> [Collected material]:
## start

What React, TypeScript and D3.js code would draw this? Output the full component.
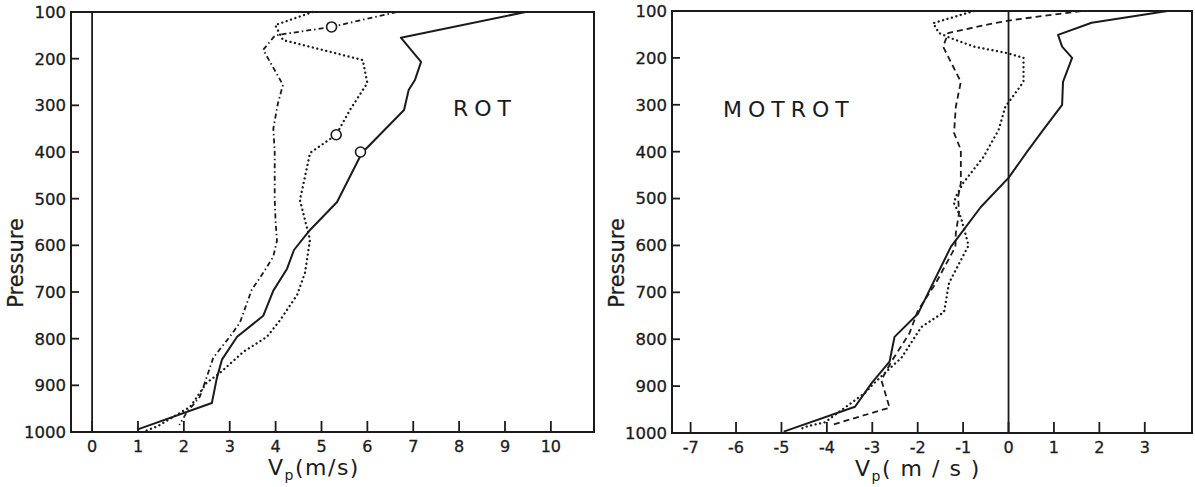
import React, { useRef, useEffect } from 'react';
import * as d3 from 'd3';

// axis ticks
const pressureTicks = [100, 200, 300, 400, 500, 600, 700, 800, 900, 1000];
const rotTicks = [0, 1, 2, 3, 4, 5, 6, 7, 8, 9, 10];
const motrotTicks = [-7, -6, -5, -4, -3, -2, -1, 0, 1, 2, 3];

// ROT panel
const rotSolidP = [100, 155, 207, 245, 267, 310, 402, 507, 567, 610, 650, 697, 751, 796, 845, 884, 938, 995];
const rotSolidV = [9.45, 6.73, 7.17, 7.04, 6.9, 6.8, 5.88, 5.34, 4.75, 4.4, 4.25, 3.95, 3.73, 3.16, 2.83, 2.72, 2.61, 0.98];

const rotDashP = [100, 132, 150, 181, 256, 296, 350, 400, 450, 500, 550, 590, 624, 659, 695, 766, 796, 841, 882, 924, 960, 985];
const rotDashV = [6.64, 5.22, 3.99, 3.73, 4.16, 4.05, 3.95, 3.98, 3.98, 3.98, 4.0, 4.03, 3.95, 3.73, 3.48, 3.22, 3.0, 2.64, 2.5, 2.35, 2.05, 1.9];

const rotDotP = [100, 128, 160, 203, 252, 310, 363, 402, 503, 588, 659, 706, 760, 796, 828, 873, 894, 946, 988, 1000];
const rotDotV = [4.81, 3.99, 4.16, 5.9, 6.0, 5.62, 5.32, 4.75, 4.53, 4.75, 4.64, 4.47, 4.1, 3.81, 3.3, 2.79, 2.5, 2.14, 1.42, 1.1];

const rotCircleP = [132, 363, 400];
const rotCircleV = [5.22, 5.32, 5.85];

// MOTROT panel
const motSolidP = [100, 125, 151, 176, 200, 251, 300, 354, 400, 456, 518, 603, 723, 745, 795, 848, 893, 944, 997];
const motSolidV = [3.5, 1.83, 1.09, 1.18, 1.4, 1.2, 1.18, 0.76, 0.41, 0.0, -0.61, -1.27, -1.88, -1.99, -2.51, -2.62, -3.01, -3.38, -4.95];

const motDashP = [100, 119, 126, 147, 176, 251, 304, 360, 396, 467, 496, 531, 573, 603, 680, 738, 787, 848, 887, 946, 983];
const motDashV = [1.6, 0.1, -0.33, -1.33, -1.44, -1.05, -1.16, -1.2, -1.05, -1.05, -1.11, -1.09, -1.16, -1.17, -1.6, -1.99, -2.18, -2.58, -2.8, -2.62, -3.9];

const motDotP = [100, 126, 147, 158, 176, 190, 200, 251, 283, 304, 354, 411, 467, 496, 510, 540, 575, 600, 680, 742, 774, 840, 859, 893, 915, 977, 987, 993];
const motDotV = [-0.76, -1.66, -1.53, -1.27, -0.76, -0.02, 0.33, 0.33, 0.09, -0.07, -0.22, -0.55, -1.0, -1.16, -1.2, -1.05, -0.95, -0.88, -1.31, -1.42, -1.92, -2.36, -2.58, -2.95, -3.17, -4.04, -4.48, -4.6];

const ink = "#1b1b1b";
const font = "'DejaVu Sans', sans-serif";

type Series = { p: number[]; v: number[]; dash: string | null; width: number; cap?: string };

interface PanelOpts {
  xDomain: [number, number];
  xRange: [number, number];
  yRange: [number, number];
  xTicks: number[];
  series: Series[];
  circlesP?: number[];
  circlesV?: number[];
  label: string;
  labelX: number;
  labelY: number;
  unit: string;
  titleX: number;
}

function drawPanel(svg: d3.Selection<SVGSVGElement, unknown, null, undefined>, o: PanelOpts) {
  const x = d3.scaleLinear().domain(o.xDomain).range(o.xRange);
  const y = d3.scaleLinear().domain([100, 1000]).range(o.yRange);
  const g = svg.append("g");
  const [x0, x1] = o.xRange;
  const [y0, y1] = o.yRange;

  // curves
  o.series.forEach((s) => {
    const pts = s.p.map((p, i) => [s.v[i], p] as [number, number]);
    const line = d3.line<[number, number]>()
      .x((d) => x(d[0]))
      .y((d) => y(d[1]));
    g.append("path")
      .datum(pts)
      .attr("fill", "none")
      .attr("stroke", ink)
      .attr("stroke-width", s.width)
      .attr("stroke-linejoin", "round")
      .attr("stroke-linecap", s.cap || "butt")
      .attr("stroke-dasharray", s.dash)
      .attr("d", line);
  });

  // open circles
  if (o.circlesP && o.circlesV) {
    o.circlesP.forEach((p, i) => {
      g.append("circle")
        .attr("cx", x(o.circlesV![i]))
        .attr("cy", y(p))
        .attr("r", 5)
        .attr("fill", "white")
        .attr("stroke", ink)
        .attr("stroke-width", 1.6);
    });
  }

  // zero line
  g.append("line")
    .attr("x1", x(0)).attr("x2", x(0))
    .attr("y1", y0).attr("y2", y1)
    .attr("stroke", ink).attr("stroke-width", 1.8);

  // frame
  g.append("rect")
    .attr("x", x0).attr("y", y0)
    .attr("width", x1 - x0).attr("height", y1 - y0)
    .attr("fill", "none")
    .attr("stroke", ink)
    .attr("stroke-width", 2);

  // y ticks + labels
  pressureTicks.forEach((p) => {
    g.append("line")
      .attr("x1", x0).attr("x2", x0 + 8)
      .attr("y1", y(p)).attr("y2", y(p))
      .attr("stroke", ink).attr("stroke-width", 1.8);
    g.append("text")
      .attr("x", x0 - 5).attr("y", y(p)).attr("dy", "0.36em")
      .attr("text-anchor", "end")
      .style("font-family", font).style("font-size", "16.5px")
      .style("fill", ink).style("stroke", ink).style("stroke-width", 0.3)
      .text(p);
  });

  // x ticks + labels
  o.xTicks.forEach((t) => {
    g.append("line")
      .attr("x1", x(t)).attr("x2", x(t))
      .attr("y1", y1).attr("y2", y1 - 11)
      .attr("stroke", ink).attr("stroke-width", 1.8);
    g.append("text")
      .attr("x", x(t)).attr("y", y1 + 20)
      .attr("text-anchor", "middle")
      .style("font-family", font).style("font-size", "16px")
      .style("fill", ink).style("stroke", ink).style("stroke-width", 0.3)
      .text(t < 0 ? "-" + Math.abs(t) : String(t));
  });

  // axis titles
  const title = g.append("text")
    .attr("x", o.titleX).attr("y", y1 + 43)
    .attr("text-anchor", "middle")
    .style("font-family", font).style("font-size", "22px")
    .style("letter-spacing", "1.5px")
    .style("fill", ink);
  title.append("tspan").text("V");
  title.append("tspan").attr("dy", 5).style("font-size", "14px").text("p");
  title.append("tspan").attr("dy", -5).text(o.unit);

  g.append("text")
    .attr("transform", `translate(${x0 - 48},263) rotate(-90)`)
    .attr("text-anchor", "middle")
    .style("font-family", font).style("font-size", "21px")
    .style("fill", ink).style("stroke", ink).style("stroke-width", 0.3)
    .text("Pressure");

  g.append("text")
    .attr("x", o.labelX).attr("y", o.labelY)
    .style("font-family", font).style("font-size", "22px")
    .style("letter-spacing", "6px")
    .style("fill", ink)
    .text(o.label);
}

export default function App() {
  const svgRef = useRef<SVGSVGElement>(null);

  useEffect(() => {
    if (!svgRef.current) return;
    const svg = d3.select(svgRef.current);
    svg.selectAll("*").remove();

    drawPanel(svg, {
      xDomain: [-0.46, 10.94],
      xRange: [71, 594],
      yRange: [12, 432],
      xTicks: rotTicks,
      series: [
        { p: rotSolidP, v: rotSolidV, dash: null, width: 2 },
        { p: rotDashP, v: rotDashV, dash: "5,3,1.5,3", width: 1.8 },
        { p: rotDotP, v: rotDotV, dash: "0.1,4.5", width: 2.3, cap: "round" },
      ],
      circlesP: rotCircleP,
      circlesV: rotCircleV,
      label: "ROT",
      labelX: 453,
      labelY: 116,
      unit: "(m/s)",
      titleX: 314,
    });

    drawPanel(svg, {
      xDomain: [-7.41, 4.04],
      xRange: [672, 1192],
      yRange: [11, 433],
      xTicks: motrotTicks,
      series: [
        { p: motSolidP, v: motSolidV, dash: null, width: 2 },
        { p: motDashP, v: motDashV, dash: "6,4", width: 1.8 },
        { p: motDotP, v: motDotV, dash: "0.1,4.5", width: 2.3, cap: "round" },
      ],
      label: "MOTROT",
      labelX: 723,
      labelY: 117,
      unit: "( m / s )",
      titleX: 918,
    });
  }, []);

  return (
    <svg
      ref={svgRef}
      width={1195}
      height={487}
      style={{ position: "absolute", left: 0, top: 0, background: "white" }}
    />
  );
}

## end

> [What to produce]: Return, unchanged, the lines from the first line of the material through the line that holds "-3.01, -3.38, -4.95];", inclusive, omitting pictures.

> [Response to the task]:
What React, TypeScript and D3.js code would draw this? Output the full component.
import React, { useRef, useEffect } from 'react';
import * as d3 from 'd3';

// axis ticks
const pressureTicks = [100, 200, 300, 400, 500, 600, 700, 800, 900, 1000];
const rotTicks = [0, 1, 2, 3, 4, 5, 6, 7, 8, 9, 10];
const motrotTicks = [-7, -6, -5, -4, -3, -2, -1, 0, 1, 2, 3];

// ROT panel
const rotSolidP = [100, 155, 207, 245, 267, 310, 402, 507, 567, 610, 650, 697, 751, 796, 845, 884, 938, 995];
const rotSolidV = [9.45, 6.73, 7.17, 7.04, 6.9, 6.8, 5.88, 5.34, 4.75, 4.4, 4.25, 3.95, 3.73, 3.16, 2.83, 2.72, 2.61, 0.98];

const rotDashP = [100, 132, 150, 181, 256, 296, 350, 400, 450, 500, 550, 590, 624, 659, 695, 766, 796, 841, 882, 924, 960, 985];
const rotDashV = [6.64, 5.22, 3.99, 3.73, 4.16, 4.05, 3.95, 3.98, 3.98, 3.98, 4.0, 4.03, 3.95, 3.73, 3.48, 3.22, 3.0, 2.64, 2.5, 2.35, 2.05, 1.9];

const rotDotP = [100, 128, 160, 203, 252, 310, 363, 402, 503, 588, 659, 706, 760, 796, 828, 873, 894, 946, 988, 1000];
const rotDotV = [4.81, 3.99, 4.16, 5.9, 6.0, 5.62, 5.32, 4.75, 4.53, 4.75, 4.64, 4.47, 4.1, 3.81, 3.3, 2.79, 2.5, 2.14, 1.42, 1.1];

const rotCircleP = [132, 363, 400];
const rotCircleV = [5.22, 5.32, 5.85];

// MOTROT panel
const motSolidP = [100, 125, 151, 176, 200, 251, 300, 354, 400, 456, 518, 603, 723, 745, 795, 848, 893, 944, 997];
const motSolidV = [3.5, 1.83, 1.09, 1.18, 1.4, 1.2, 1.18, 0.76, 0.41, 0.0, -0.61, -1.27, -1.88, -1.99, -2.51, -2.62, -3.01, -3.38, -4.95];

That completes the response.